◆ **CHALLENGE**: Return only the lines from the top of the data down to the one that holds "(store-name) at (220,784.5)", both included, without any pictures.

'''

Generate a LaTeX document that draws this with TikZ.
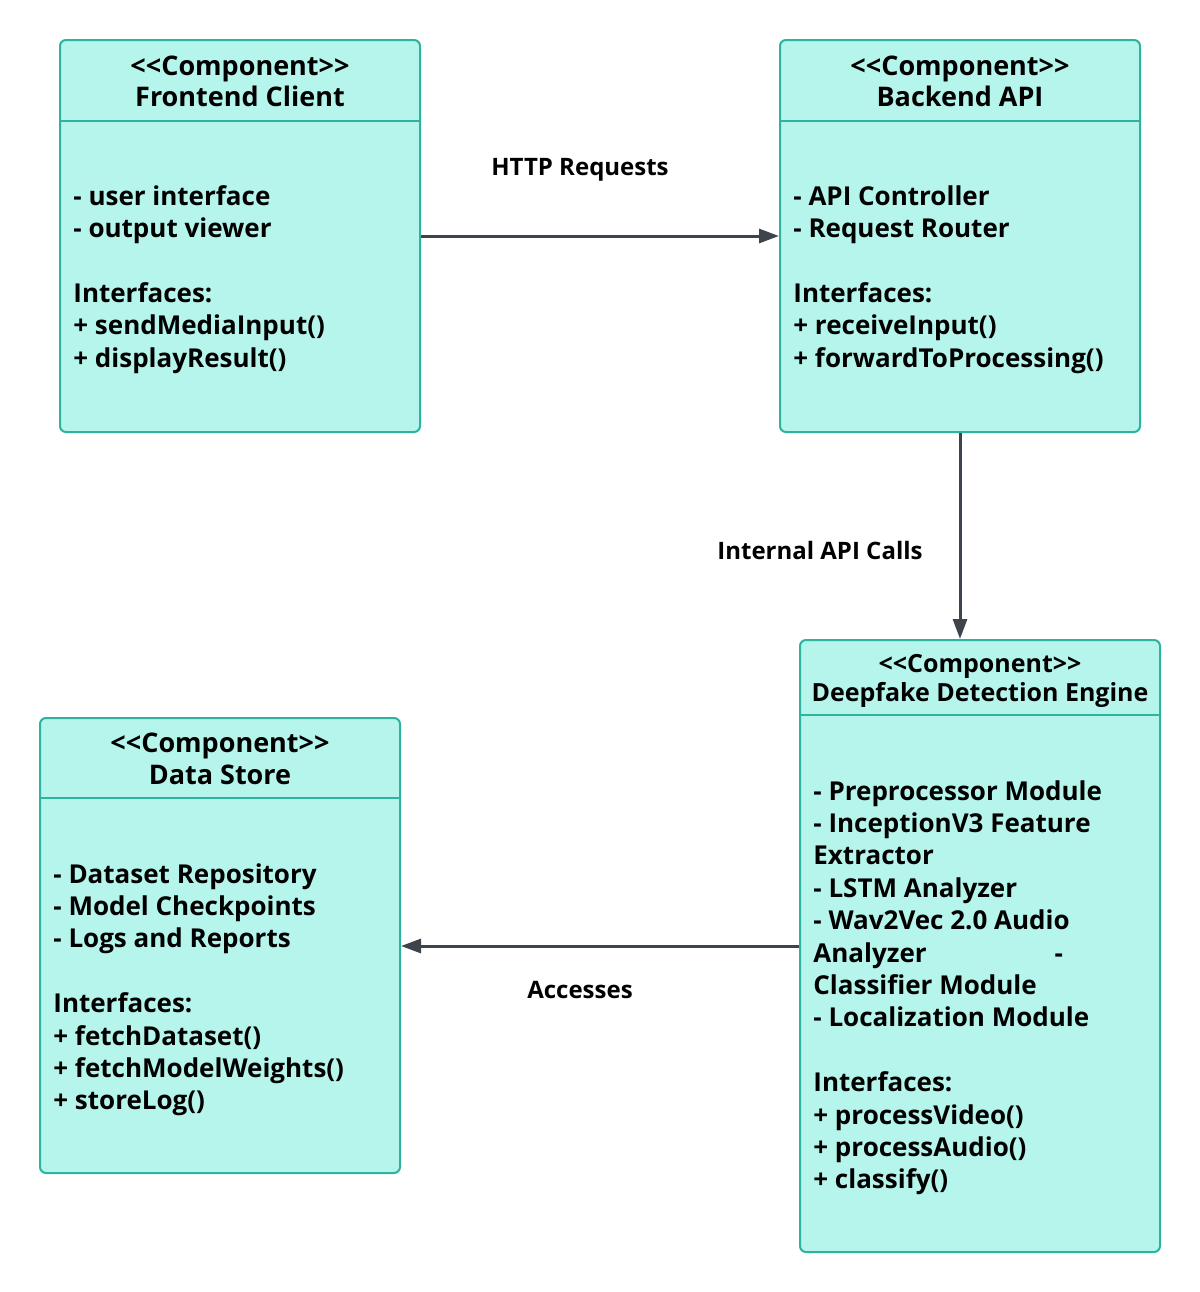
\documentclass[tikz,border=0pt]{standalone}
\usepackage{fontspec}
\setmainfont{Open Sans}
\usetikzlibrary{arrows.meta}

\definecolor{compfill}{HTML}{B5F5EC}
\definecolor{compline}{HTML}{2DB39E}
\definecolor{wire}{HTML}{3E444C}
\newcommand\stereo[1]{<\kern0pt<#1>\kern0pt>}

\tikzset{
  comp/.style={draw=compline, fill=compfill, line width=1pt, rounded corners=3pt, inner sep=0pt},
  sep/.style={draw=compline, line width=1pt},
  head/.style={font=\fontsize{13.5}{16}\selectfont\bfseries, inner sep=0pt, anchor=base},
  txt/.style={font=\fontsize{13}{16}\selectfont\bfseries, inner sep=0pt, anchor=base west},
  lbl/.style={font=\fontsize{12}{14}\selectfont\bfseries, inner sep=0pt},
  link/.style={draw=wire, line width=1.5pt, -{Triangle[length=10pt,width=7pt]}}
}

\begin{document}
\begin{tikzpicture}[x=0.5pt,y=-0.5pt]
  \useasboundingbox (0,0) rectangle (1200,1292);

  % component boxes
  \node[comp, minimum width=180pt, minimum height=196pt] (front) at (240,236) {};
  \node[comp, minimum width=180pt, minimum height=196pt] (back) at (960,236) {};
  \node[comp, minimum width=180pt, minimum height=306pt] (deep) at (980,946) {};
  \node[comp, minimum width=180pt, minimum height=227.5pt] (store) at (220,945.5) {};

  % header dividers
  \draw[sep] (front.west |- 0,121) -- (front.east |- 0,121);
  \draw[sep] (back.west |- 0,121) -- (back.east |- 0,121);
  \draw[sep] (deep.west |- 0,715) -- (deep.east |- 0,715);
  \draw[sep] (store.west |- 0,798) -- (store.east |- 0,798);

  % headers
  \node[head] (front-st) at (240,75.5) {\stereo{Component}};
  \node[head] (front-name) at (240,106.5) {Frontend Client};
  \node[head] (back-st) at (960,75.5) {\stereo{Component}};
  \node[head] (back-name) at (960,106.5) {Backend API};
  \node[head, font=\fontsize{12.5}{14}\selectfont\bfseries] (deep-st) at (980,672.5) {\stereo{Component}};
  \node[head, font=\fontsize{12.5}{14}\selectfont\bfseries] (deep-name) at (980,701.5) {Deepfake Detection Engine};
  \node[head] (store-st) at (220,752.5) {\stereo{Component}};
  \node[head] (store-name) at (220,784.5) {Data Store};

  % bodies
  \foreach \t [count=\i from 0] in {- user interface, - output viewer, {}, Interfaces:,
      + sendMediaInput(), + displayResult()}
    \node[txt] (front-\i) at (73,205+32.4*\i) {\t};
  \foreach \t [count=\i from 0] in {- API Controller, - Request Router, {}, Interfaces:,
      + receiveInput(), + forwardToProcessing()}
    \node[txt] (back-\i) at (793,205+32.4*\i) {\t};
  \foreach \t [count=\i from 0] in {- Dataset Repository, - Model Checkpoints, - Logs and Reports, {},
      Interfaces:, + fetchDataset(), + fetchModelWeights(), + storeLog()}
    \node[txt] (store-\i) at (53,883+32.4*\i) {\t};
  \foreach \t [count=\i from 0] in {- Preprocessor Module, - InceptionV3 Feature, Extractor,
      - LSTM Analyzer, - Wav2Vec 2.0 Audio, Analyzer\hspace{64pt}-, Classifier Module,
      - Localization Module, {}, Interfaces:, + processVideo(), + processAudio(), + classify()}
    \node[txt] (deep-\i) at (813,800+32.4*\i) {\t};

  % connectors
  \draw[link] (front.east) -- (back.west);
  \draw[link] (back.south) -- (back.south |- deep.north);
  \draw[link] (deep.west) -- (deep.west -| store.east);

  \node[lbl] (http) at (580,170) {HTTP Requests};
  \node[lbl] (calls) at (820,550) {Internal API Calls};
  \node[lbl] (access) at (580,990) {Accesses};
\end{tikzpicture}
\end{document}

'''

◆ **EXPECTED ANSWER**:
Generate a LaTeX document that draws this with TikZ.
\documentclass[tikz,border=0pt]{standalone}
\usepackage{fontspec}
\setmainfont{Open Sans}
\usetikzlibrary{arrows.meta}

\definecolor{compfill}{HTML}{B5F5EC}
\definecolor{compline}{HTML}{2DB39E}
\definecolor{wire}{HTML}{3E444C}
\newcommand\stereo[1]{<\kern0pt<#1>\kern0pt>}

\tikzset{
  comp/.style={draw=compline, fill=compfill, line width=1pt, rounded corners=3pt, inner sep=0pt},
  sep/.style={draw=compline, line width=1pt},
  head/.style={font=\fontsize{13.5}{16}\selectfont\bfseries, inner sep=0pt, anchor=base},
  txt/.style={font=\fontsize{13}{16}\selectfont\bfseries, inner sep=0pt, anchor=base west},
  lbl/.style={font=\fontsize{12}{14}\selectfont\bfseries, inner sep=0pt},
  link/.style={draw=wire, line width=1.5pt, -{Triangle[length=10pt,width=7pt]}}
}

\begin{document}
\begin{tikzpicture}[x=0.5pt,y=-0.5pt]
  \useasboundingbox (0,0) rectangle (1200,1292);

  % component boxes
  \node[comp, minimum width=180pt, minimum height=196pt] (front) at (240,236) {};
  \node[comp, minimum width=180pt, minimum height=196pt] (back) at (960,236) {};
  \node[comp, minimum width=180pt, minimum height=306pt] (deep) at (980,946) {};
  \node[comp, minimum width=180pt, minimum height=227.5pt] (store) at (220,945.5) {};

  % header dividers
  \draw[sep] (front.west |- 0,121) -- (front.east |- 0,121);
  \draw[sep] (back.west |- 0,121) -- (back.east |- 0,121);
  \draw[sep] (deep.west |- 0,715) -- (deep.east |- 0,715);
  \draw[sep] (store.west |- 0,798) -- (store.east |- 0,798);

  % headers
  \node[head] (front-st) at (240,75.5) {\stereo{Component}};
  \node[head] (front-name) at (240,106.5) {Frontend Client};
  \node[head] (back-st) at (960,75.5) {\stereo{Component}};
  \node[head] (back-name) at (960,106.5) {Backend API};
  \node[head, font=\fontsize{12.5}{14}\selectfont\bfseries] (deep-st) at (980,672.5) {\stereo{Component}};
  \node[head, font=\fontsize{12.5}{14}\selectfont\bfseries] (deep-name) at (980,701.5) {Deepfake Detection Engine};
  \node[head] (store-st) at (220,752.5) {\stereo{Component}};
  \node[head] (store-name) at (220,784.5) {Data Store};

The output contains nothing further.